Огрубленно говоря, существует два основных типа авторов: «культурные» и «самородки», «сорняковые».
Культурный автор зависим от всех предшествующих пластов, от всего, что сделано в литературе «до него». По происхождению своему он знаком и с «классическими образцами», и с «новейшими веяниями» и прекрасно осведомлен, на каком витке, стадии развития находится художественная литература в данный момент. Он отдает себе отчет в том, как можно и как ни в коем случае нельзя писать сейчас, какие приемы, композиции и манеры повествования сделались достоянием сферы банального, а какие вполне применимы, приличны и по-прежнему остаются bon-ton’ом в литературе. А поскольку к настоящему времени в текстах многократно задействовано, а значит, и заезжено, выхолощено и засалено практически все, то культурному автору остается полистилистика, «бриколлаж» (или как его там?) – оперирование ограниченным или бесконечным набором всем известных величин, комбинирование отрывков из некогда авторитетных и освященных традицией текстов, «цитаты», скользящие полунамеки, перемигивания с «понимающим» читателем и попытки вырастить принципиально новый смысл из «перегноя» старых смыслов. (Немножко из Розанова, джойсовское «да» в конце главы, и получается ровно то, о чем говорит Михаил Шишкин как о литературе «следующего измерения».)

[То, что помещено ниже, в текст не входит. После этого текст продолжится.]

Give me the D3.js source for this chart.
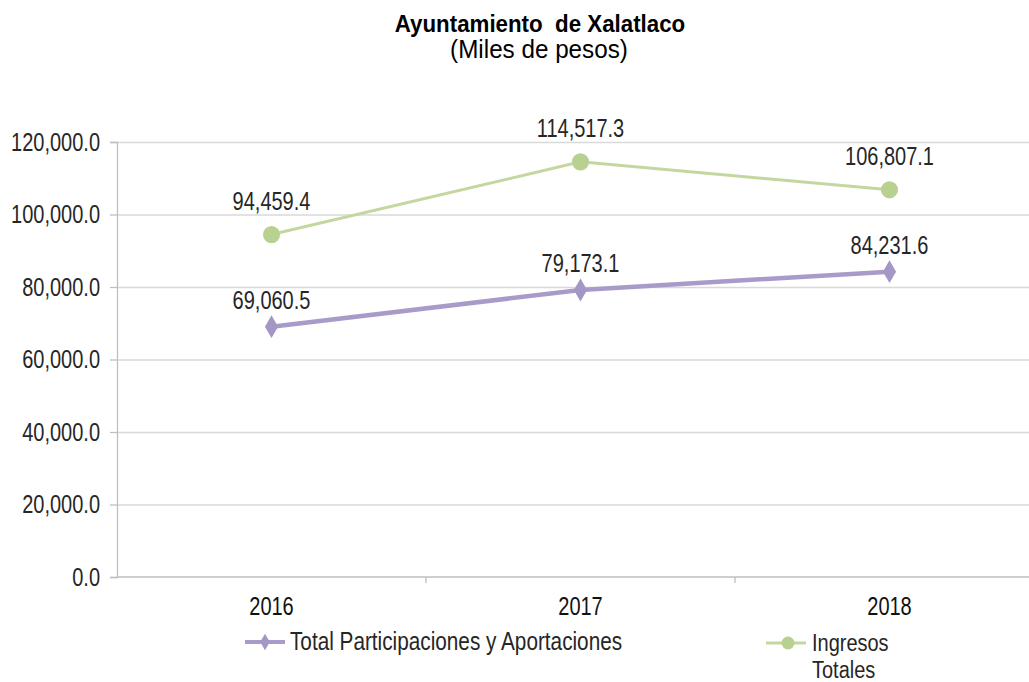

Писать с нуля, из ничего, как «первый писатель», культурный автор не может, он не может выйти из того поля литературных условностей, в котором находится. Так, к примеру, Набоков, культурный автор, начинает свой «Дар» словами «такого-то числа такого-то года», то есть просто и в лоб, но при этом тут же делает оговорку, что большинство немецких романов начинаются, мол, с даты, а русские авторы, в свою очередь, почему-то опускают две последние цифры в указанном годе действия. И это – необходимость, дань культуре, предшествующим текстам. Культурный автор обречен на оговорки и иронию, на шуточки по поводу того, что это, мол, уже было, – то есть на комплекс «влюбленного постмодерниста» согласно Умберто Эко. «Культурный» сравним с обезумевшим мелким офисным клерком, осужденным ежеминутно отвечать на телефонные звонки. «Пошло», «избито», «банально», «уже было»...

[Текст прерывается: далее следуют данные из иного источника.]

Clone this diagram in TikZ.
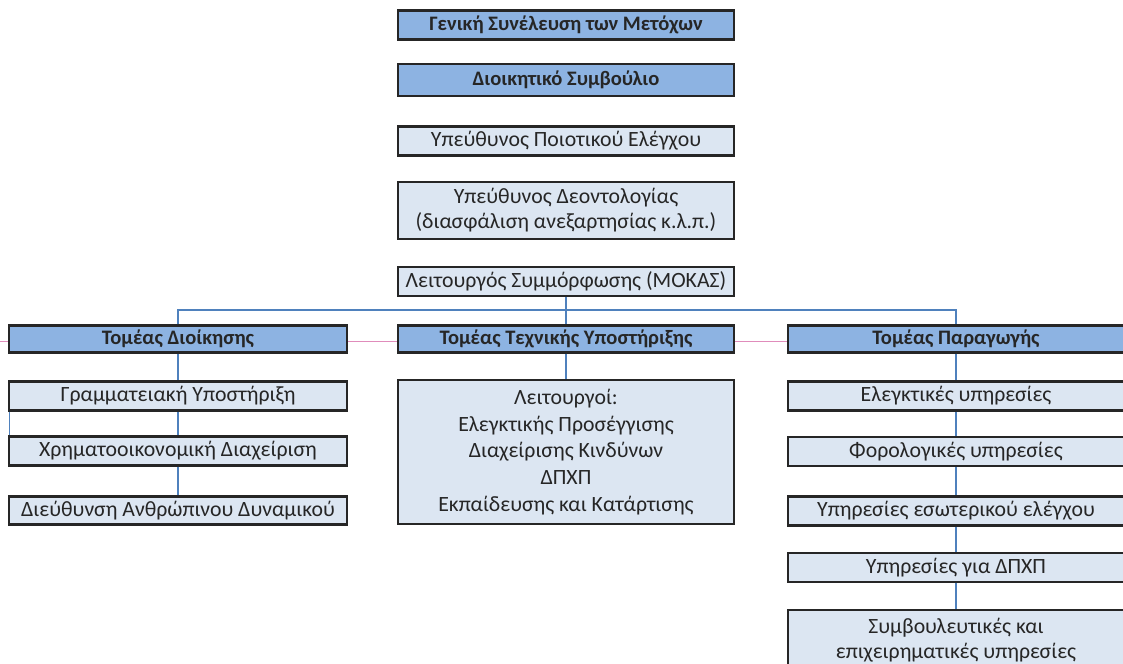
\documentclass[tikz,border=0pt]{standalone}
\usepackage{fontspec}
\setmainfont{Carlito}
\definecolor{boxdark}{HTML}{8DB3E2}
\definecolor{boxlight}{HTML}{DCE6F2}
\definecolor{linkblue}{HTML}{4F81BD}
\definecolor{scanpink}{HTML}{E08CBB}

\begin{document}
\begin{tikzpicture}[x=0.02cm, y=-0.02cm,
	unitbox/.style={draw=black!85, line width=1.4pt, minimum width=6.72cm, minimum height=0.58cm, inner sep=0pt, align=center, text=black!85, font=\fontsize{12.4}{14.3}\selectfont},
	headbox/.style={unitbox, fill=boxdark, font=\fontsize{11.7}{14.3}\selectfont\bfseries},
	subbox/.style={unitbox, fill=boxlight},
	link/.style={linkblue, line width=0.8pt}]
	\useasboundingbox[fill=white] (0,0) rectangle (1123,663);
	\draw[scanpink, line width=0.5pt] (0,341) -- (1123,341);
	% top of the chart
	\node[headbox] (gsm) at (566,25) {Γενική Συνέλευση των Μετόχων};
	\node[headbox, minimum height=0.64cm] (board) at (566,80) {Διοικητικό Συμβούλιο};
	\node[subbox] (quality) at (566,141) {Υπεύθυνος Ποιοτικού Ελέγχου};
	\node[subbox, minimum height=1.14cm] (ethics) at (566,210.5) {Υπεύθυνος Δεοντολογίας\\(διασφάλιση ανεξαρτησίας κ.λ.π.)};
	\node[subbox] (mokas) at (566,281.5) {Λειτουργός Συμμόρφωσης (ΜΟΚΑΣ)};
	% sectors
	\node[headbox, minimum width=6.76cm, minimum height=0.54cm] (admin) at (178,339) {Τομέας Διοίκησης};
	\node[headbox, minimum height=0.54cm] (tech) at (566,339) {Τομέας Τεχνικής Υποστήριξης};
	\node[headbox, minimum height=0.54cm] (prod) at (956,339) {Τομέας Παραγωγής};
	% administration
	\node[subbox, minimum width=6.76cm] (secr) at (178,396) {Γραμματειακή Υποστήριξη};
	\node[subbox, minimum width=6.76cm] (fin) at (178,451) {Χρηματοοικονομική Διαχείριση};
	\node[subbox, minimum width=6.76cm, minimum height=0.56cm] (hr) at (178,510.5) {Διεύθυνση Ανθρώπινου Δυναμικού};
	% technical support
	\node[subbox, minimum height=2.88cm, font=\fontsize{12.4}{15.3}\selectfont] (staff) at (566,452) {Λειτουργοί:\\Ελεγκτικής Προσέγγισης\\Διαχείρισης Κινδύνων\\ΔΠΧΠ\\Εκπαίδευσης και Κατάρτισης};
	% production
	\node[subbox] (audit) at (956,396) {Ελεγκτικές υπηρεσίες};
	\node[subbox] (tax) at (956,451.5) {Φορολογικές υπηρεσίες};
	\node[subbox] (internal) at (956,511) {Υπηρεσίες εσωτερικού ελέγχου};
	\node[subbox] (ifrs) at (956,567.5) {Υπηρεσίες για ΔΠΧΠ};
	\node[subbox, minimum height=1.2cm, anchor=north] (consult) at (956,609) {Συμβουλευτικές και\\επιχειρηματικές υπηρεσίες};
	% connectors
	\coordinate (bus) at (566,310);
	\draw[link] (mokas.south) -- (bus);
	\draw[link] (admin.north) |- (bus) -| (prod.north);
	\draw[link] (bus) -- (tech.north);
	\draw[link] (admin.south) -- (secr.north);
	\draw[link] (secr.south) -- (fin.north);
	\draw[link] (fin.south) -- (hr.north);
	\draw[link] ([xshift=1pt]secr.south west) -- ([xshift=1pt]fin.north west);
	\draw[link] (tech.south) -- (staff.north);
	\draw[link] (prod.south) -- (audit.north);
	\draw[link] (audit.south) -- (tax.north);
	\draw[link] (tax.south) -- (internal.north);
	\draw[link] (internal.south) -- (ifrs.north);
	\draw[link] (ifrs.south) -- (consult.north);
\end{tikzpicture}
\end{document}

«Самородок» же, «сорняк» условий игры не то чтобы не замечает – он, как правило, о них и не знает. Садится и пишет: «Деревня лежала в полях...» Платонов (тут я рискую) – типичный пример «автономного» автора: органично присущий ему «способ говорения» предшествует последующей «начитанности», и, зная уже и Пушкина, и Толстого, и много кого еще, наш «инопланетянин» продолжает «дилетантствовать». «Приходит на пустую землю и творит мир заново». «Дилетанту» важно передать, ДОНЕСТИ, поведать – а не старание не оскорбить слух взыскательного читателя каким-нибудь неблагозвучием.

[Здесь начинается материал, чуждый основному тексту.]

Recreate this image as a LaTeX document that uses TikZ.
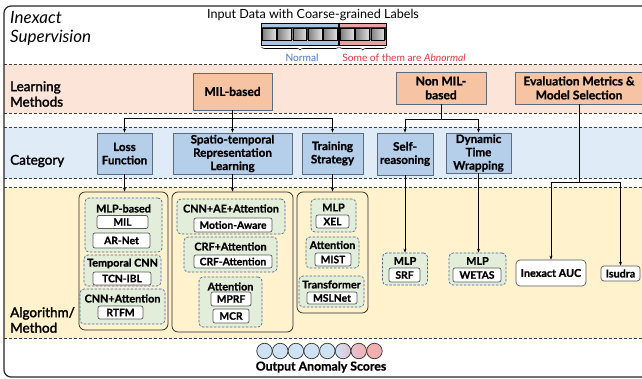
\documentclass[tikz,border=0pt]{standalone}
\usepackage{fontspec}
\setmainfont{Lato}[BoldFeatures={FakeBold=1}]
\newfontfamily\medfont{Lato}[FakeBold=2]
\usetikzlibrary{arrows.meta,decorations.pathreplacing,calc}
\definecolor{peachband}{HTML}{FCE5D8}
\definecolor{peachbox}{HTML}{F6C4A2}
\definecolor{blueband}{HTML}{DFEBF6}
\definecolor{bluebox}{HTML}{B5CFEA}
\definecolor{yellowband}{HTML}{FFF2CD}
\definecolor{greengrp}{HTML}{E2EEDA}
\definecolor{slate}{HTML}{5B6B80}
\definecolor{dashblue}{HTML}{4A6898}
\definecolor{normalblue}{HTML}{4A78C0}
\definecolor{abred}{HTML}{E0353A}
\definecolor{stripblue}{HTML}{A8C6E4}
\definecolor{stripred}{HTML}{E6A3A3}
\definecolor{circblue}{HTML}{CFE2F4}
\definecolor{circred}{HTML}{F0B0B0}
\definecolor{circmid}{HTML}{E2C4D2}
\tikzset{
  fs/.style 2 args={font=\fontsize{#1}{#2}\selectfont},
  bfs/.style 2 args={font=\fontsize{#1}{#2}\selectfont\bfseries},
  peachnode/.style={draw=slate, fill=peachbox, line width=0.8pt, inner sep=0pt, align=center, bfs={12}{14}},
  bluenode/.style={draw=slate, fill=bluebox, line width=0.8pt, inner sep=0pt, align=center, bfs={11.6}{13.3}},
  grp/.style={draw=dashblue, dashed, dash pattern=on 2.5pt off 1.5pt, fill=greengrp, rounded corners=4pt, line width=0.7pt, inner sep=0pt},
  cont/.style={draw=black!85, rounded corners=6pt, line width=0.7pt, inner sep=0pt},
  glabel/.style={inner sep=0pt, bfs={10.8}{12}},
  wbox/.style={draw=black!65, fill=white, rounded corners=2pt, line width=0.7pt, inner sep=0pt, bfs={10.3}{11}},
  sidelabel/.style={anchor=west, align=left, inner sep=0pt, font=\fontsize{13.5}{15.5}\selectfont\medfont},
  band/.style={draw=black!75, dashed, dash pattern=on 3pt off 2pt, line width=0.7pt},
  conn/.style={draw=black, line width=0.7pt},
  arr/.style={conn, -{Stealth[length=4pt,width=3pt]}},
  scorecirc/.style={circle, draw=black!80, line width=0.7pt, minimum size=15.5pt, inner sep=0pt},
}
\begin{document}
\begin{tikzpicture}[x=1pt,y=-1pt]
\useasboundingbox (0,0) rectangle (642,379);
\clip (0,0) rectangle (642,379);
\fill[white] (0,0) rectangle (642,379);
% bands
\fill[peachband] (4,64) rectangle (700,113);
\fill[blueband] (4,127) rectangle (700,178);
\fill[yellowband] (4,187) rectangle (700,338);
\foreach \yy in {64,113,127,178,187,338} \draw[band] (4,\yy) -- (700,\yy);
% outer frame
\draw[black!85, line width=1.2pt, rounded corners=7pt] (4,6) rectangle (700,377);

% side labels
\node[anchor=north west, align=left, inner sep=0pt, font=\fontsize{17}{19.5}\selectfont\itshape] (inexact) at (10,11) {Inexact\\Supervision};
\node[sidelabel] (learn) at (10,94) {Learning\\Methods};
\node[sidelabel] (cat) at (10,161) {Category};
\node[sidelabel] (alg) at (10,320) {Algorithm/\\Method};

% input data
\node[fs={12.6}{14}, inner sep=0pt] (cap) at (313,15) {Input Data with Coarse-grained Labels};
\fill[stripblue] (261,23) rectangle (339,27.5);
\fill[stripred] (339,23) rectangle (386,27.5);
\fill[stripblue] (261,40.5) rectangle (339,45);
\fill[stripred] (339,40.5) rectangle (386,45);
\fill[black!80] (261,27.5) rectangle (386,40.5);
\foreach \i in {0,...,4} {
  \shade[left color=black!50, right color=black!12, draw=black, line width=0.3pt] ({262.3+\i*15.2},28.3) rectangle ({276.2+\i*15.2},39.7);
}
\foreach \i in {0,...,2} {
  \shade[left color=black!50, right color=black!12, draw=black, line width=0.3pt] ({340.3+\i*15.2},28.3) rectangle ({354.2+\i*15.2},39.7);
}
\draw[black, line width=0.8pt] (261,23) rectangle (386,45);
\draw[black, line width=1.4pt] (339,23) -- (339,45);
\draw[black, line width=0.6pt, decorate, decoration={brace, mirror, amplitude=3pt}] (261.5,47) -- (338.5,47);
\draw[black, line width=0.6pt, decorate, decoration={brace, mirror, amplitude=3pt}] (339.5,47) -- (386,47);
\node[fs={10.2}{12}, text=normalblue, inner sep=0pt] (normal) at (302,57.5) {Normal};
\node[fs={10.2}{12}, text=abred, inner sep=0pt] (abn) at (404,57.5) {Some of them are \textit{Abnormal}};

% learning methods
\node[peachnode, minimum width=79pt, minimum height=37pt] (mil) at (232.5,91.5) {MIL-based};
\node[peachnode, minimum width=90pt, minimum height=32pt] (nonmil) at (441,88) {Non MIL-\\based};
\node[peachnode, minimum width=128pt, minimum height=32pt] (eval) at (579,88) {Evaluation Metrics \&\\Model Selection};

% categories
\node[bluenode, minimum width=55pt, minimum height=41pt] (loss) at (124.5,153.5) {Loss\\Function};
\node[bluenode, minimum width=119pt, minimum height=41pt] (spatio) at (232.5,153.5) {Spatio-temporal\\Representation\\Learning};
\node[bluenode, minimum width=61pt, minimum height=41pt] (train) at (332.5,153.5) {Training\\Strategy};
\node[bluenode, minimum width=56pt, minimum height=42pt] (self) at (405,154) {Self-\\reasoning};
\node[bluenode, minimum width=65pt, minimum height=40pt] (dtw) at (478.5,153) {Dynamic\\Time\\Wrapping};

% containers
\node[cont, minimum width=89pt, minimum height=138pt] (cont1) at (123.5,261) {};
\node[cont, minimum width=121pt, minimum height=140pt] (cont2) at (232.5,262) {};
\node[cont, minimum width=71pt, minimum height=121pt] (cont3) at (332.5,252.5) {};

% left container groups
\node[grp, minimum width=77pt, minimum height=54pt] (g1) at (123.5,225) {};
\node[glabel] (l1) at (123.5,208.5) {MLP-based};
\node[wbox, minimum width=51pt, minimum height=13pt] (milalg) at (122.5,222) {MIL};
\node[wbox, minimum width=57pt, minimum height=15pt] (arnet) at (121.5,240.5) {AR-Net};
\node[grp, minimum width=77pt, minimum height=31pt] (g2) at (122.5,270.5) {};
\node[glabel] (l2) at (122.5,263.5) {Temporal CNN};
\node[wbox, minimum width=58pt, minimum height=13pt] (tcn) at (122,278.5) {TCN-IBL};
\node[grp, minimum width=85pt, minimum height=35pt] (g3) at (122.5,306.5) {};
\node[glabel] (l3) at (122.5,298.5) {CNN+Attention};
\node[wbox, minimum width=45pt, minimum height=13pt] (rtfm) at (120.5,312.5) {RTFM};

% middle container groups
\node[grp, minimum width=108pt, minimum height=35pt] (g4) at (231,216.5) {};
\node[glabel] (l4) at (231,208.5) {CNN+AE+Attention};
\node[wbox, minimum width=78pt, minimum height=14pt] (motion) at (233,225) {Motion-Aware};
\node[grp, minimum width=93pt, minimum height=35pt] (g5) at (230.5,254.5) {};
\node[glabel] (l5) at (230.5,246.5) {CRF+Attention};
\node[wbox, minimum width=78pt, minimum height=13pt] (crf) at (233,261.5) {CRF-Attention};
\node[grp, minimum width=63pt, minimum height=50pt] (g6) at (230.5,302) {};
\node[glabel] (l6) at (230.5,286.5) {Attention};
\node[wbox, minimum width=40pt, minimum height=14pt] (mprf) at (231,299) {MPRF};
\node[wbox, minimum width=36pt, minimum height=14pt] (mcr) at (231,316) {MCR};

% right container groups
\node[grp, minimum width=45pt, minimum height=33pt] (g7) at (333.5,215.5) {};
\node[glabel] (l7) at (333.5,207.5) {MLP};
\node[wbox, minimum width=33pt, minimum height=13pt] (xel) at (332.5,221.5) {XEL};
\node[grp, minimum width=53pt, minimum height=31pt] (g8) at (332.5,252.5) {};
\node[glabel] (l8) at (332.5,245) {Attention};
\node[wbox, minimum width=36pt, minimum height=13pt] (mist) at (333,259.5) {MIST};
\node[grp, minimum width=65pt, minimum height=31pt] (g9) at (331.5,291.5) {};
\node[glabel] (l9) at (331.5,284.5) {Transformer};
\node[wbox, minimum width=50pt, minimum height=12pt] (msl) at (332,298) {MSLNet};

% non-MIL algorithms
\node[grp, minimum width=45pt, minimum height=32pt] (g10) at (405,269) {};
\node[glabel] (l10) at (405,261) {MLP};
\node[wbox, minimum width=31pt, minimum height=14pt] (srf) at (404.5,275) {SRF};
\node[grp, minimum width=57pt, minimum height=32pt] (g11) at (477.5,269) {};
\node[glabel] (l11) at (477.5,261) {MLP};
\node[wbox, minimum width=48pt, minimum height=14pt] (wetas) at (477,275) {WETAS};

% evaluation
\node[wbox, rounded corners=4pt, minimum width=70pt, minimum height=26pt, bfs={10.8}{12}] (auc) at (551,273) {Inexact AUC};
\node[wbox, rounded corners=3pt, minimum width=39pt, minimum height=15pt, bfs={10.8}{12}] (isudra) at (620.5,273.5) {Isudra};

% connectors: MIL-based
\coordinate (j1) at (232.5,118);
\draw[conn] (mil.south) -- (j1);
\draw[arr] (j1) -| (loss.north);
\draw[arr] (j1) -- (spatio.north);
\draw[arr] (j1) -| (train.north);
% Non MIL
\coordinate (j2) at (441,119);
\draw[conn] (nonmil.south) -- (j2);
\draw[arr] (j2) -| (self.north);
\draw[arr] (j2) -| (dtw.north);
% Eval
\coordinate (j3) at (579,182);
\draw[conn] (eval.south) -- (j3);
\draw[arr] (j3) -| (auc.north);
\draw[arr] (j3) -| (isudra.north);
% category to algorithms
\draw[arr] (loss.south) -- (loss.south |- cont1.north);
\draw[arr] (spatio.south) -- (spatio.south |- cont2.north);
\draw[arr] (train.south) -- (train.south |- cont3.north);
\draw[arr] (self.south) -- (self.south |- g10.north);
\draw[arr] (dtw.south) -- (dtw.south |- g11.north);

% output scores
\foreach \i in {1,...,5} {
  \node[scorecirc, fill=circblue] (c\i) at ({264.5+(\i-1)*15.71},351) {};
}
\node[scorecirc, left color=circblue, right color=circmid] (c6) at ({264.5+5*15.71},351) {};
\node[scorecirc, left color=circmid, right color=circred] (c7) at ({264.5+6*15.71},351) {};
\node[scorecirc, fill=circred] (c8) at ({264.5+7*15.71},351) {};
\node[bfs={12.3}{14}, inner sep=0pt] (out) at (321,367) {Output Anomaly Scores};
\end{tikzpicture}
\end{document}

Оригинальность «самородков» произрастает из незнания об условиях игры; оригинальность «культурных» – из преодоления силового поля сказанного «до них». (Набоков работает с предшествующими «литературами», наполняет пустышку игры своим страхом смерти, своим бездомьем, своей тоской по «утраченному раю» России, своим отчаянием. Георгий Иванов – та же история: нарочито пошлый каламбур с отчаянием и тут же «отчаянье – приют последний», и вот уже после этих слов возникают парение, неповторимость голоса.)
Литературе нужны как первые, так и вторые.